## START DATASET CONTENT
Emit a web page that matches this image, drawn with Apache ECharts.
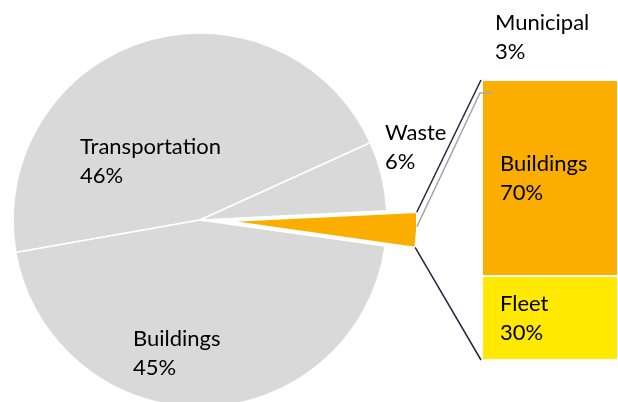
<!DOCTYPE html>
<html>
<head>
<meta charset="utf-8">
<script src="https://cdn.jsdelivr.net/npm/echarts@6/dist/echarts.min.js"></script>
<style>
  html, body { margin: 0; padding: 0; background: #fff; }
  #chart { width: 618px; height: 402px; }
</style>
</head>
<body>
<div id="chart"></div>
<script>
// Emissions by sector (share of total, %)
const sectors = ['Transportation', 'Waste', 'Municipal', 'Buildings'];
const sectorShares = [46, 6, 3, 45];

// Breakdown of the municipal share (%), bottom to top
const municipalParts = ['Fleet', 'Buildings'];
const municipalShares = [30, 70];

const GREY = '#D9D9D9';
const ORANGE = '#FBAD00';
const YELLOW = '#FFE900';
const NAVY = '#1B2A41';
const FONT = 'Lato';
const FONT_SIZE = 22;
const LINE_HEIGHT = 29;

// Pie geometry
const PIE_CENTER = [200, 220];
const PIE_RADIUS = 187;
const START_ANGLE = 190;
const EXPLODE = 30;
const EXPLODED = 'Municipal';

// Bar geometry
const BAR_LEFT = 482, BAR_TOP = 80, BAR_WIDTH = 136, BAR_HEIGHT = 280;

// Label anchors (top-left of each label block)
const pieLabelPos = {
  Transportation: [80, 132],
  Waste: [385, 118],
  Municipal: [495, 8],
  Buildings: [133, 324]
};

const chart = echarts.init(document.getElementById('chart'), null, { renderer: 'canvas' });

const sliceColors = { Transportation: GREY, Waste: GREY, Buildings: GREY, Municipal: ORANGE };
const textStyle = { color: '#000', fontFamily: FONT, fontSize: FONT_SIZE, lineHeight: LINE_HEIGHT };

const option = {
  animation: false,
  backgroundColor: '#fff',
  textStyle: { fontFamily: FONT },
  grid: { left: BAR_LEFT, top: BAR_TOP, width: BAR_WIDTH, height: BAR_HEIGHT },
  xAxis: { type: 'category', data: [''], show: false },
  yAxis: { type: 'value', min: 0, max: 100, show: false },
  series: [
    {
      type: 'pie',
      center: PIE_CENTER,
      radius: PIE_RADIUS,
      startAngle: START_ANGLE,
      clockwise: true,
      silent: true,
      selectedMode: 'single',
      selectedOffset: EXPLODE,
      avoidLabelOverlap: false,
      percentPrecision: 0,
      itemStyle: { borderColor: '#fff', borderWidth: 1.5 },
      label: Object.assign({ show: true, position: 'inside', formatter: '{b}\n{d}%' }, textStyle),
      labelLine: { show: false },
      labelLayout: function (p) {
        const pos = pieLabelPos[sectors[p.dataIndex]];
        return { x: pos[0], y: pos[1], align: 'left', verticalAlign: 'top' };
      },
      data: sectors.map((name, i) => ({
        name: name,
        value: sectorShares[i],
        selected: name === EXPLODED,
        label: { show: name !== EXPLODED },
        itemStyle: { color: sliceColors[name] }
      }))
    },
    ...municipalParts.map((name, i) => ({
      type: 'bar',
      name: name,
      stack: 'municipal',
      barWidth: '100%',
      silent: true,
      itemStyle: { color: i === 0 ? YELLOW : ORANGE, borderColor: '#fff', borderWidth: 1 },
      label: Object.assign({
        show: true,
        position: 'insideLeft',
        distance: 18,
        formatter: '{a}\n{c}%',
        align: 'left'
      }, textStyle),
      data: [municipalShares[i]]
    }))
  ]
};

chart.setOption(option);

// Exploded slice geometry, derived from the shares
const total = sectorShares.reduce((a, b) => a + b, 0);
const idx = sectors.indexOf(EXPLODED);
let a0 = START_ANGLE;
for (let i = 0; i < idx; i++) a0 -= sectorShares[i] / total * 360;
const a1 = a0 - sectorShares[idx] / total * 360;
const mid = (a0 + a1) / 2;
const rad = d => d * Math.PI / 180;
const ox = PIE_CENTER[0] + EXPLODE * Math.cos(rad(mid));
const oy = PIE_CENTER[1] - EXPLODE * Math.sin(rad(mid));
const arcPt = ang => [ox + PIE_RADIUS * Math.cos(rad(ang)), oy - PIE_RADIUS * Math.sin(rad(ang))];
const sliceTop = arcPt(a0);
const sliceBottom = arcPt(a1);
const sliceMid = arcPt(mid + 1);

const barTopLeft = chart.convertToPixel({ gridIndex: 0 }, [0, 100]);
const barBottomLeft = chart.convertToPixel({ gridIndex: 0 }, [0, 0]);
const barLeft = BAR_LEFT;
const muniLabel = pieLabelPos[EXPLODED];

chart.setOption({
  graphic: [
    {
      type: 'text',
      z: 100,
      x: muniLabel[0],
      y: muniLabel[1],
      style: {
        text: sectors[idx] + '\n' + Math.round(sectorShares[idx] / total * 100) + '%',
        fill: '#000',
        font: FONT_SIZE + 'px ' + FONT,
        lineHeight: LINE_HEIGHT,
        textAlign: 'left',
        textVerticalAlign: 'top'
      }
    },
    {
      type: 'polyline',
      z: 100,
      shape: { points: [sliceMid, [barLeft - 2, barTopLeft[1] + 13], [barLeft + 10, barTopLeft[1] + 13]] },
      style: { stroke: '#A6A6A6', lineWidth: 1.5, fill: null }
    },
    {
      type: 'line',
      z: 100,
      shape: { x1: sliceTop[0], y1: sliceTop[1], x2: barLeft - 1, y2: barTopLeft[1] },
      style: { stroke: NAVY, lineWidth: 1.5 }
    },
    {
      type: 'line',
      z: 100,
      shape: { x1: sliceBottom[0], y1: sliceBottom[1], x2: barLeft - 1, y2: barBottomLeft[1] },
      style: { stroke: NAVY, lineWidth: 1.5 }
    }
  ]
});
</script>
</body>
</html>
## END DATASET CONTENT
■ STATED PROBLEM ■
Copy out all of the data word for word. Do not carry over any picture.

■ OUTPUT BELOW ■
Emit a web page that matches this image, drawn with Apache ECharts.
<!DOCTYPE html>
<html>
<head>
<meta charset="utf-8">
<script src="https://cdn.jsdelivr.net/npm/echarts@6/dist/echarts.min.js"></script>
<style>
  html, body { margin: 0; padding: 0; background: #fff; }
  #chart { width: 618px; height: 402px; }
</style>
</head>
<body>
<div id="chart"></div>
<script>
// Emissions by sector (share of total, %)
const sectors = ['Transportation', 'Waste', 'Municipal', 'Buildings'];
const sectorShares = [46, 6, 3, 45];

// Breakdown of the municipal share (%), bottom to top
const municipalParts = ['Fleet', 'Buildings'];
const municipalShares = [30, 70];

const GREY = '#D9D9D9';
const ORANGE = '#FBAD00';
const YELLOW = '#FFE900';
const NAVY = '#1B2A41';
const FONT = 'Lato';
const FONT_SIZE = 22;
const LINE_HEIGHT = 29;

// Pie geometry
const PIE_CENTER = [200, 220];
const PIE_RADIUS = 187;
const START_ANGLE = 190;
const EXPLODE = 30;
const EXPLODED = 'Municipal';

// Bar geometry
const BAR_LEFT = 482, BAR_TOP = 80, BAR_WIDTH = 136, BAR_HEIGHT = 280;

// Label anchors (top-left of each label block)
const pieLabelPos = {
  Transportation: [80, 132],
  Waste: [385, 118],
  Municipal: [495, 8],
  Buildings: [133, 324]
};

const chart = echarts.init(document.getElementById('chart'), null, { renderer: 'canvas' });

const sliceColors = { Transportation: GREY, Waste: GREY, Buildings: GREY, Municipal: ORANGE };
const textStyle = { color: '#000', fontFamily: FONT, fontSize: FONT_SIZE, lineHeight: LINE_HEIGHT };

const option = {
  animation: false,
  backgroundColor: '#fff',
  textStyle: { fontFamily: FONT },
  grid: { left: BAR_LEFT, top: BAR_TOP, width: BAR_WIDTH, height: BAR_HEIGHT },
  xAxis: { type: 'category', data: [''], show: false },
  yAxis: { type: 'value', min: 0, max: 100, show: false },
  series: [
    {
      type: 'pie',
      center: PIE_CENTER,
      radius: PIE_RADIUS,
      startAngle: START_ANGLE,
      clockwise: true,
      silent: true,
      selectedMode: 'single',
      selectedOffset: EXPLODE,
      avoidLabelOverlap: false,
      percentPrecision: 0,
      itemStyle: { borderColor: '#fff', borderWidth: 1.5 },
      label: Object.assign({ show: true, position: 'inside', formatter: '{b}\n{d}%' }, textStyle),
      labelLine: { show: false },
      labelLayout: function (p) {
        const pos = pieLabelPos[sectors[p.dataIndex]];
        return { x: pos[0], y: pos[1], align: 'left', verticalAlign: 'top' };
      },
      data: sectors.map((name, i) => ({
        name: name,
        value: sectorShares[i],
        selected: name === EXPLODED,
        label: { show: name !== EXPLODED },
        itemStyle: { color: sliceColors[name] }
      }))
    },
    ...municipalParts.map((name, i) => ({
      type: 'bar',
      name: name,
      stack: 'municipal',
      barWidth: '100%',
      silent: true,
      itemStyle: { color: i === 0 ? YELLOW : ORANGE, borderColor: '#fff', borderWidth: 1 },
      label: Object.assign({
        show: true,
        position: 'insideLeft',
        distance: 18,
        formatter: '{a}\n{c}%',
        align: 'left'
      }, textStyle),
      data: [municipalShares[i]]
    }))
  ]
};

chart.setOption(option);

// Exploded slice geometry, derived from the shares
const total = sectorShares.reduce((a, b) => a + b, 0);
const idx = sectors.indexOf(EXPLODED);
let a0 = START_ANGLE;
for (let i = 0; i < idx; i++) a0 -= sectorShares[i] / total * 360;
const a1 = a0 - sectorShares[idx] / total * 360;
const mid = (a0 + a1) / 2;
const rad = d => d * Math.PI / 180;
const ox = PIE_CENTER[0] + EXPLODE * Math.cos(rad(mid));
const oy = PIE_CENTER[1] - EXPLODE * Math.sin(rad(mid));
const arcPt = ang => [ox + PIE_RADIUS * Math.cos(rad(ang)), oy - PIE_RADIUS * Math.sin(rad(ang))];
const sliceTop = arcPt(a0);
const sliceBottom = arcPt(a1);
const sliceMid = arcPt(mid + 1);

const barTopLeft = chart.convertToPixel({ gridIndex: 0 }, [0, 100]);
const barBottomLeft = chart.convertToPixel({ gridIndex: 0 }, [0, 0]);
const barLeft = BAR_LEFT;
const muniLabel = pieLabelPos[EXPLODED];

chart.setOption({
  graphic: [
    {
      type: 'text',
      z: 100,
      x: muniLabel[0],
      y: muniLabel[1],
      style: {
        text: sectors[idx] + '\n' + Math.round(sectorShares[idx] / total * 100) + '%',
        fill: '#000',
        font: FONT_SIZE + 'px ' + FONT,
        lineHeight: LINE_HEIGHT,
        textAlign: 'left',
        textVerticalAlign: 'top'
      }
    },
    {
      type: 'polyline',
      z: 100,
      shape: { points: [sliceMid, [barLeft - 2, barTopLeft[1] + 13], [barLeft + 10, barTopLeft[1] + 13]] },
      style: { stroke: '#A6A6A6', lineWidth: 1.5, fill: null }
    },
    {
      type: 'line',
      z: 100,
      shape: { x1: sliceTop[0], y1: sliceTop[1], x2: barLeft - 1, y2: barTopLeft[1] },
      style: { stroke: NAVY, lineWidth: 1.5 }
    },
    {
      type: 'line',
      z: 100,
      shape: { x1: sliceBottom[0], y1: sliceBottom[1], x2: barLeft - 1, y2: barBottomLeft[1] },
      style: { stroke: NAVY, lineWidth: 1.5 }
    }
  ]
});
</script>
</body>
</html>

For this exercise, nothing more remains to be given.